**EXERCISE:** Skip any picture you find and retype all the remaining lines exactly.

───── DATA EXCERPT

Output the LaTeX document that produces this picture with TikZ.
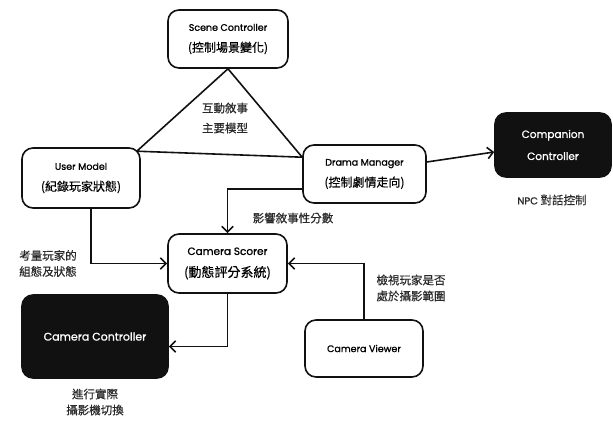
\documentclass[tikz,border=0pt]{standalone}
\usepackage{fontspec}
\setmainfont{Poppins}[UprightFeatures={FakeBold=1.2}]
\newfontfamily\cjk{Noto Sans CJK TC}[UprightFeatures={FakeBold=0.4}]
\usetikzlibrary{arrows.meta, calc}
\definecolor{ink}{HTML}{111111}
\definecolor{note}{HTML}{2A2A2A}

\begin{document}
\begin{tikzpicture}[x=1pt, y=-1pt, font=\fontsize{9.5}{21}\selectfont, line width=1.6pt,
      box/.style={draw=ink, line width=1.6pt, rounded corners=11pt, align=center, inner sep=0pt},
      dark/.style={box, fill=ink, text=white},
      lbl/.style={font=\cjk\fontsize{11.5}{16}\selectfont, text=note, align=center},
      arr/.style={-{Straight Barb[length=2mm, width=4mm]}, draw=ink}]
    \useasboundingbox (0,0) rectangle (613,421);
    \node[box, minimum width=120pt, minimum height=58pt] (scene) at (228,39) {Scene Controller\\ {\cjk\fontsize{12}{21}\selectfont (控制場景變化)}};
    \node[box, minimum width=118pt, minimum height=60pt] (user) at (81,178) {User Model\\ {\cjk\fontsize{12}{21}\selectfont (紀錄玩家狀態)}};
    \node[box, minimum width=123pt, minimum height=58pt] (drama) at (364.5,174) {Drama Manager\\ {\cjk\fontsize{12}{21}\selectfont (控制劇情走向)}};
    \node[dark, minimum width=116pt, minimum height=64pt, font=\fontsize{10.5}{22}\selectfont] (companion) at (553,145) {Companion\\ Controller};
    \node[box, minimum width=119pt, minimum height=59pt, font=\fontsize{10.5}{22}\selectfont] (scorer) at (227.5,263.5) {Camera Scorer\\ {\cjk\fontsize{13}{22}\selectfont (動態評分系統)}};
    \node[box, minimum width=118pt, minimum height=57pt] (viewer) at (364,348.5) {Camera Viewer};
    \node[dark, minimum width=146pt, minimum height=83pt, font=\fontsize{11}{22}\selectfont] (camctrl) at (95,336.5) {Camera Controller};
    % triangle of the main model
    \coordinate (tl) at ($(user.north east)+(-4,4)$);
    \coordinate (tr) at ($(drama.north west)+(0,13)$);
    \draw[ink, line join=round] (scene.south) -- (tl) -- (tr) -- cycle;
    \node[lbl, font=\cjk\fontsize{11.5}{20}\selectfont] (model) at (225,118) {互動敘事\\主要模型};
    % arrows
    \draw[arr] ($(drama.east)+(0,-12)$) -- ($(companion.west)+(0,7)$);
    \draw[arr] ($(drama.west)+(0,15)$) -| (scorer.north);
    \draw[arr] ($(user.south)+(10,0)$) |- (scorer.west);
    \draw[arr] (viewer.north) |- (scorer.east);
    \draw[arr] (scorer.south) |- ($(camctrl.east)+(0,10)$);
    % notes
    \node[lbl] (npc) at (552,200) {{\rmfamily\fontsize{10}{16}\selectfont NPC} 對話控制};
    \node[lbl] (score) at (293,218) {影響敘事性分數};
    \node[lbl] (state) at (48,263.5) {考量玩家的\\組態及狀態};
    \node[lbl] (range) at (411,288) {檢視玩家是否\\處於攝影範圍};
    \node[lbl] (switch) at (95,402) {進行實際\\攝影機切換};
\end{tikzpicture}
\end{document}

──────────

**RESPONSE BELOW:**
Output the LaTeX document that produces this picture with TikZ.
\documentclass[tikz,border=0pt]{standalone}
\usepackage{fontspec}
\setmainfont{Poppins}[UprightFeatures={FakeBold=1.2}]
\newfontfamily\cjk{Noto Sans CJK TC}[UprightFeatures={FakeBold=0.4}]
\usetikzlibrary{arrows.meta, calc}
\definecolor{ink}{HTML}{111111}
\definecolor{note}{HTML}{2A2A2A}

\begin{document}
\begin{tikzpicture}[x=1pt, y=-1pt, font=\fontsize{9.5}{21}\selectfont, line width=1.6pt,
      box/.style={draw=ink, line width=1.6pt, rounded corners=11pt, align=center, inner sep=0pt},
      dark/.style={box, fill=ink, text=white},
      lbl/.style={font=\cjk\fontsize{11.5}{16}\selectfont, text=note, align=center},
      arr/.style={-{Straight Barb[length=2mm, width=4mm]}, draw=ink}]
    \useasboundingbox (0,0) rectangle (613,421);
    \node[box, minimum width=120pt, minimum height=58pt] (scene) at (228,39) {Scene Controller\\ {\cjk\fontsize{12}{21}\selectfont (控制場景變化)}};
    \node[box, minimum width=118pt, minimum height=60pt] (user) at (81,178) {User Model\\ {\cjk\fontsize{12}{21}\selectfont (紀錄玩家狀態)}};
    \node[box, minimum width=123pt, minimum height=58pt] (drama) at (364.5,174) {Drama Manager\\ {\cjk\fontsize{12}{21}\selectfont (控制劇情走向)}};
    \node[dark, minimum width=116pt, minimum height=64pt, font=\fontsize{10.5}{22}\selectfont] (companion) at (553,145) {Companion\\ Controller};
    \node[box, minimum width=119pt, minimum height=59pt, font=\fontsize{10.5}{22}\selectfont] (scorer) at (227.5,263.5) {Camera Scorer\\ {\cjk\fontsize{13}{22}\selectfont (動態評分系統)}};
    \node[box, minimum width=118pt, minimum height=57pt] (viewer) at (364,348.5) {Camera Viewer};
    \node[dark, minimum width=146pt, minimum height=83pt, font=\fontsize{11}{22}\selectfont] (camctrl) at (95,336.5) {Camera Controller};
    % triangle of the main model
    \coordinate (tl) at ($(user.north east)+(-4,4)$);
    \coordinate (tr) at ($(drama.north west)+(0,13)$);
    \draw[ink, line join=round] (scene.south) -- (tl) -- (tr) -- cycle;
    \node[lbl, font=\cjk\fontsize{11.5}{20}\selectfont] (model) at (225,118) {互動敘事\\主要模型};
    % arrows
    \draw[arr] ($(drama.east)+(0,-12)$) -- ($(companion.west)+(0,7)$);
    \draw[arr] ($(drama.west)+(0,15)$) -| (scorer.north);
    \draw[arr] ($(user.south)+(10,0)$) |- (scorer.west);
    \draw[arr] (viewer.north) |- (scorer.east);
    \draw[arr] (scorer.south) |- ($(camctrl.east)+(0,10)$);
    % notes
    \node[lbl] (npc) at (552,200) {{\rmfamily\fontsize{10}{16}\selectfont NPC} 對話控制};
    \node[lbl] (score) at (293,218) {影響敘事性分數};
    \node[lbl] (state) at (48,263.5) {考量玩家的\\組態及狀態};
    \node[lbl] (range) at (411,288) {檢視玩家是否\\處於攝影範圍};
    \node[lbl] (switch) at (95,402) {進行實際\\攝影機切換};
\end{tikzpicture}
\end{document}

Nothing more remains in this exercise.